The Summer of ’66

By Victor Knowles

It was the summer of 1966, and I was set to enter my junior year in Bible college in August. Three shocking events transpired that sultry summer 50 years ago.

03_Communion_JNOn June 6, civil rights activist James Meredith was shot while traveling in Mississippi. Fortunately, he survived.

A few days later, on July 14, the city of Chicago became the scene of a horrific mass murder when Richard Speck killed eight student nurses.

And just when I thought things couldn’t get worse, on August 1 an ex-Marine, Charles Whitman, barricaded himself atop the University of Texas Tower in Austin. Before that now distant day was done, the sniper had shot and killed 14 people and wounded 32 more.

Sometimes we think “the good old days” were not so bad. Not so. Mankind had barely begun to breathe when Cain killed his brother, Abel.

The Bible says the heart of God was “deeply troubled” (Genesis 6:6) at the “wickedness of the human race” (6:5), and that “the earth is filled with violence because of them” (6:13).

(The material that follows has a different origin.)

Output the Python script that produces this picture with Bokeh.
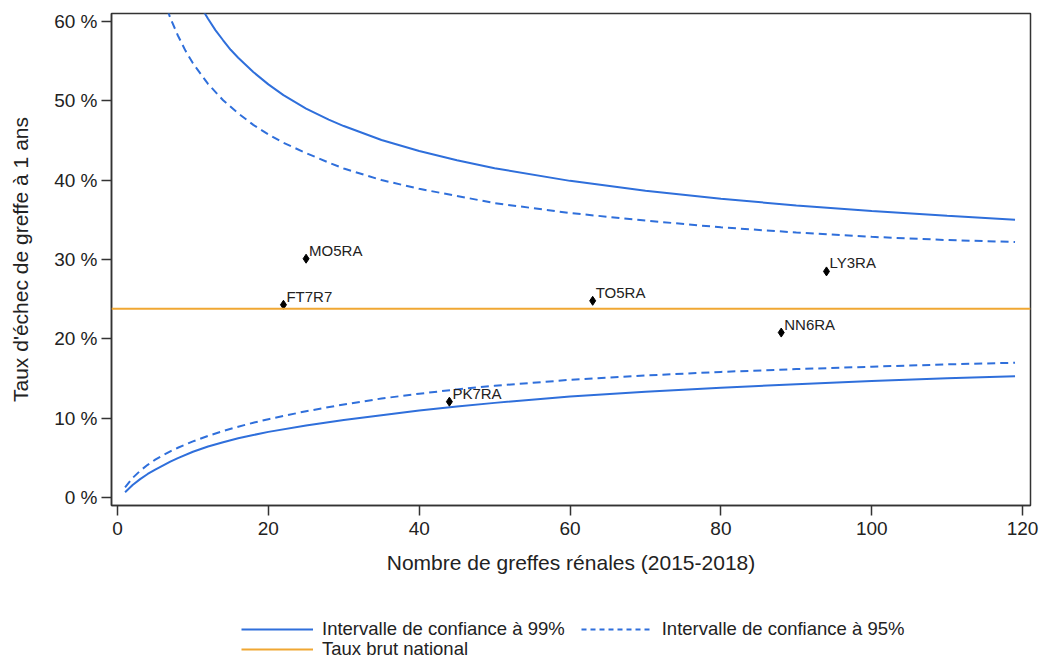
from bokeh.plotting import figure
from bokeh.layouts import column
from bokeh.models import (Range1d, FixedTicker, Legend, LegendItem, Span,
                          ColumnDataSource, LabelSet)
from bokeh.core.properties import value
from bokeh.embed import file_html
from bokeh.resources import INLINE

# ---- data ----
centres = ["MO5RA", "FT7R7", "TO5RA", "PK7RA", "NN6RA", "LY3RA"]
n_greffes = [25, 22, 63, 44, 88, 94]
taux_echec = [30.1, 24.3, 24.8, 12.1, 20.8, 28.5]
taux_national = 23.8

n_up99 = [9, 10, 11, 12, 13, 14, 15, 16, 18, 20, 22, 25, 28, 30, 35, 40, 45, 50, 60, 70,
          80, 90, 100, 110, 119]
up99 = [65.9, 63.75, 61.9, 60.3, 58.85, 57.6, 56.4, 55.4, 53.6, 52.05, 50.7, 49.0, 47.6,
        46.8, 45.05, 43.65, 42.5, 41.5, 39.9, 38.65, 37.65, 36.8, 36.1, 35.5, 35.0]

n_up95 = [4, 5, 6, 7, 8, 9, 10, 12, 14, 16, 18, 20, 22, 25, 28, 30, 35, 40, 45, 50, 60,
          70, 80, 90, 100, 110, 119]
up95 = [71.0, 66.5, 63.1, 60.4, 58.2, 56.3, 54.7, 52.1, 50.05, 48.4, 46.95, 45.75, 44.7,
        43.4, 42.2, 41.45, 40.0, 38.9, 38.0, 37.1, 35.85, 34.9, 34.05, 33.4, 32.85, 32.45,
        32.2]

n_low = [1, 2, 3, 4, 5, 6, 7, 8, 10, 12, 14, 16, 18, 20, 25, 30, 35, 40, 45, 50, 60, 70,
         80, 90, 100, 110, 119]
low99 = [0.7, 1.6, 2.35, 3.0, 3.55, 4.05, 4.55, 5.0, 5.8, 6.45, 7.0, 7.5, 7.9, 8.3, 9.1,
         9.8, 10.4, 11.0, 11.5, 11.95, 12.75, 13.35, 13.85, 14.3, 14.7, 15.05, 15.3]
low95 = [1.3, 2.5, 3.4, 4.15, 4.8, 5.35, 5.85, 6.3, 7.1, 7.8, 8.4, 8.95, 9.45, 9.9, 10.9,
         11.75, 12.5, 13.1, 13.65, 14.1, 14.85, 15.4, 15.85, 16.2, 16.5, 16.8, 17.0]

y_ticks = [0, 10, 20, 30, 40, 50, 60]
y_tick_labels = ["0 %", "10 %", "20 %", "30 %", "40 %", "50 %", "60 %"]
x_ticks = [0, 20, 40, 60, 80, 100, 120]

legend_labels = ["Intervalle de confiance à 99%", "Intervalle de confiance à 95%",
                 "Taux brut national"]

BLUE = "#2F6FDB"
ORANGE = "#F0A733"
FONT = "Liberation Sans"
DARK = "#222222"
DASH = "8 5"

p = figure(width=1039, height=590, output_backend="svg", toolbar_location=None,
           x_range=Range1d(-0.8, 121.05), y_range=Range1d(-0.97, 60.97),
           min_border_left=111, min_border_right=9, min_border_top=13,
           min_border_bottom=85)
p.background_fill_color = "white"
p.border_fill_color = "white"
p.grid.visible = False
p.outline_line_color = "#333333"
p.outline_line_width = 1.5

# axes
p.xaxis.ticker = FixedTicker(ticks=x_ticks)
p.yaxis.ticker = FixedTicker(ticks=y_ticks)
p.yaxis.major_label_overrides = {t: l for t, l in zip(y_ticks, y_tick_labels)}
for ax in (p.xaxis[0], p.yaxis[0]):
    ax.minor_tick_line_color = None
    ax.major_tick_in = 0
    ax.major_tick_out = 10
    ax.major_tick_line_color = "#333333"
    ax.major_tick_line_width = 1.5
    ax.axis_line_color = "#333333"
    ax.axis_line_width = 1.5
    ax.major_label_text_font = FONT
    ax.major_label_text_font_size = "19px"
    ax.major_label_text_color = DARK
    ax.axis_label_text_font = FONT
    ax.axis_label_text_font_size = "21px"
    ax.axis_label_text_font_style = "normal"
    ax.axis_label_text_color = DARK
p.xaxis.axis_label = "Nombre de greffes rénales (2015-2018)"
p.yaxis.axis_label = "Taux d'échec de greffe à 1 ans"
p.xaxis.major_label_standoff = 6
p.xaxis.axis_label_standoff = 13
p.yaxis.major_label_standoff = 4
p.yaxis.axis_label_standoff = 19

# national rate
p.add_layout(Span(location=taux_national, dimension="width", line_color=ORANGE, line_width=2))

# funnel limits
s99u = ColumnDataSource(dict(x=n_up99, y=up99))
s95u = ColumnDataSource(dict(x=n_up95, y=up95))
p.line("x", "y", source=s99u, line_color=BLUE, line_width=2)
p.line(n_low, low99, line_color=BLUE, line_width=2)
p.line("x", "y", source=s95u, line_color=BLUE, line_width=2, line_dash=DASH)
p.line(n_low, low95, line_color=BLUE, line_width=2, line_dash=DASH)

# centres
src = ColumnDataSource(dict(x=n_greffes, y=taux_echec, name=centres))
p.scatter("x", "y", source=src, marker="diamond", size=9, color="black")
p.add_layout(LabelSet(x="x", y="y", text="name", source=src, x_offset=3, y_offset=0,
                      text_baseline="bottom", text_align="left",
                      text_font=value(FONT), text_font_size="15px", text_color=DARK))

# ---- legend strip below the chart (its frame is aligned with the chart's) ----
lg = figure(width=1039, height=70, output_backend="svg", toolbar_location=None,
            x_range=Range1d(0, 1), y_range=Range1d(0, 1),
            min_border_left=111, min_border_right=9, min_border_top=0,
            min_border_bottom=0)
lg.axis.visible = False
lg.grid.visible = False
lg.outline_line_color = None
lg.background_fill_color = "white"
lg.border_fill_color = "white"
# legend renderers reuse the chart data; it lies outside this strip's (0,1) ranges
g99 = lg.line("x", "y", source=s99u, line_color=BLUE, line_width=2)
g95 = lg.line("x", "y", source=s95u, line_color=BLUE, line_width=2, line_dash="5 4")
gnat = lg.line("x", "y", source=s99u, line_color=ORANGE, line_width=2)


def style(leg):
    leg.padding = 0
    leg.margin = 0
    leg.border_line_alpha = 0
    leg.background_fill_alpha = 0
    leg.glyph_width = 72
    leg.glyph_height = 18
    leg.label_height = 18
    leg.label_standoff = 9
    leg.label_text_font = FONT
    leg.label_text_font_size = "18.5px"
    leg.label_text_color = DARK


leg1 = Legend(items=[LegendItem(label=legend_labels[0], renderers=[g99]),
                     LegendItem(label=legend_labels[1], renderers=[g95])],
              orientation="horizontal", location=(130, 20), spacing=16)
style(leg1)
leg2 = Legend(items=[LegendItem(label=legend_labels[2], renderers=[gnat])],
              orientation="horizontal", location=(130, 0))
style(leg2)
lg.add_layout(leg1, "center")
lg.add_layout(leg2, "center")

layout = column(p, lg, spacing=0)
open("out.html", "w").write(file_html(layout, INLINE))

Centuries later, in the parable of the tenants, Jesus spoke of a landowner (God) who sent his servants (the prophets) to collect the fruit from the tenants. Every one of the servants was beaten, stoned or killed. “Last of all, he sent his son to them. ‘They will respect my son,’ he said” (Matthew 21:37). But they didn’t. They killed his son too.

God so loved but the world so hated.

Jesus came into a first-century world filled with death and violence. His love and compassion was met head-on with nails and thorns.

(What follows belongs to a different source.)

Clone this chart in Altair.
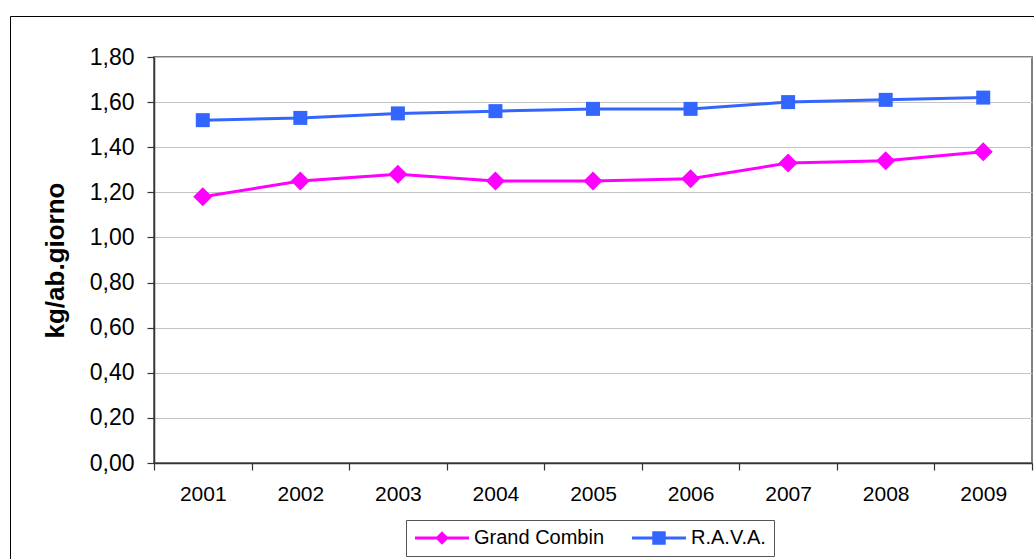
import altair as alt
import pandas as pd

# Daily waste per inhabitant (kg/ab.giorno), 2001-2009
years = ["2001", "2002", "2003", "2004", "2005", "2006", "2007", "2008", "2009"]
grand_combin = [1.18, 1.25, 1.28, 1.25, 1.25, 1.26, 1.33, 1.34, 1.38]
rava = [1.52, 1.53, 1.55, 1.56, 1.57, 1.57, 1.60, 1.61, 1.62]
series = ["Grand Combin", "R.A.V.A."]
colors = ["#FF00FF", "#3366FF"]
markers = ["diamond", "square"]
marker_sizes = [361, 196]
y_ticks = [0.0, 0.2, 0.4, 0.6, 0.8, 1.0, 1.2, 1.4, 1.6, 1.8]

df = pd.DataFrame({
    "anno": years * 2,
    "valore": grand_combin + rava,
    "serie": [series[0]] * len(years) + [series[1]] * len(years),
})

W, H = 878, 406
FONT = "Liberation Sans"

# legend glyphs: a short line with the marker in the middle
# (symbol size 324 -> 9 px per path unit)
legend_paths = [
    "M-3,-0.167H3V0.167H-3Z M0,-0.75L0.75,0L0,0.75L-0.75,0Z",
    "M-3,-0.167H3V0.167H-3Z M-0.75,-0.75H0.75V0.75H-0.75Z",
]

x_enc = alt.X(
    "anno:O",
    scale=alt.Scale(type="band", paddingInner=0, paddingOuter=0),
    bandPosition=0.5,
    axis=alt.Axis(
        title=None, labelAngle=0, tickBand="extent", grid=False,
        tickSize=7, labelPadding=13, labelFontSize=21,
    ),
)
y_enc = alt.Y(
    "valore:Q",
    scale=alt.Scale(domain=[0, 1.8], nice=False),
    axis=alt.Axis(
        values=y_ticks,
        labelExpr="replace(format(datum.value, '.2f'), '.', ',')",
        title="kg/ab.giorno", titleFontWeight="bold", titleFontSize=26,
        titlePadding=21, labelFontSize=23, tickSize=7, labelPadding=13,
        grid=True, gridColor="#c4c4c4", gridWidth=1,
    ),
)

base = alt.Chart(df)

# one line + marker layer per series
series_layers = []
for name, col, shp, sz in zip(series, colors, markers, marker_sizes):
    sub = base.transform_filter(alt.datum.serie == name)
    series_layers.append(sub.mark_line(strokeWidth=3, color=col).encode(x=x_enc, y=y_enc))
    series_layers.append(
        sub.mark_point(shape=shp, filled=True, size=sz, opacity=1, color=col)
        .encode(x=x_enc, y=y_enc)
    )

legend_props = dict(
    title=None, orient="none", legendX=252, legendY=463, direction="horizontal",
    labelFontSize=20, labelColor="#000000", labelOffset=22, symbolOffset=18,
    columnPadding=26, padding=8, strokeColor="#555555", fillColor="#ffffff",
    symbolSize=324, symbolStrokeWidth=0, symbolOpacity=1,
)

# invisible points that only carry the legend
legend_layer = base.mark_point(filled=True, size=324, opacity=0).encode(
    x=x_enc, y=y_enc,
    color=alt.Color("serie:N", scale=alt.Scale(domain=series, range=colors),
                    legend=alt.Legend(**legend_props)),
    shape=alt.Shape("serie:N", scale=alt.Scale(domain=series, range=legend_paths),
                    legend=alt.Legend(**legend_props)),
)

frame = alt.Chart(pd.DataFrame({"k": [0]})).mark_rect(
    fill="transparent", stroke="#000000", strokeWidth=1
).encode(
    x=alt.value(-143.5), x2=alt.value(W + 100),
    y=alt.value(-40.5), y2=alt.value(H + 200),
)

chart = alt.layer(frame, *series_layers, legend_layer).properties(
    width=W, height=H,
    autosize=alt.AutoSizeParams(type="none"),
    padding={"left": 154, "top": 57, "right": 2, "bottom": 96},
    background="#ffffff",
).configure(font=FONT).configure_view(
    stroke="#808080", strokeWidth=2
).configure_axis(
    domainColor="#333333", domainWidth=1.5, tickColor="#333333", tickWidth=1.2,
    labelColor="#000000", titleColor="#000000", labelFont=FONT, titleFont=FONT,
).configure_legend(labelFont=FONT)

chart.save("out.html", embed_options={"renderer": "svg", "actions": False})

In “Indifference,” poet George Studdart-Kennedy wrote of Jesus’ crucifixion:

They crowned Him with a crown of thorns, red were His wounds and deep,

For those were crude and cruel days, and human flesh was cheap.

And herein lies the miracle of Calvary and Communion.

“You see, at just the right time, when we were still powerless, Christ died for the ungodly. Very rarely will anyone die for a righteous person, though for a good person someone might possibly dare to die. But God demonstrates his own love for us in this: While we were still sinners, Christ died for us” (Romans 5:6-8).

The broken bread and crimson cup remind us of our sin—and God’s amazing love for sinners.

Victor Knowles is founder and president of POEM (Peace on Earth Ministries), Joplin, Missouri.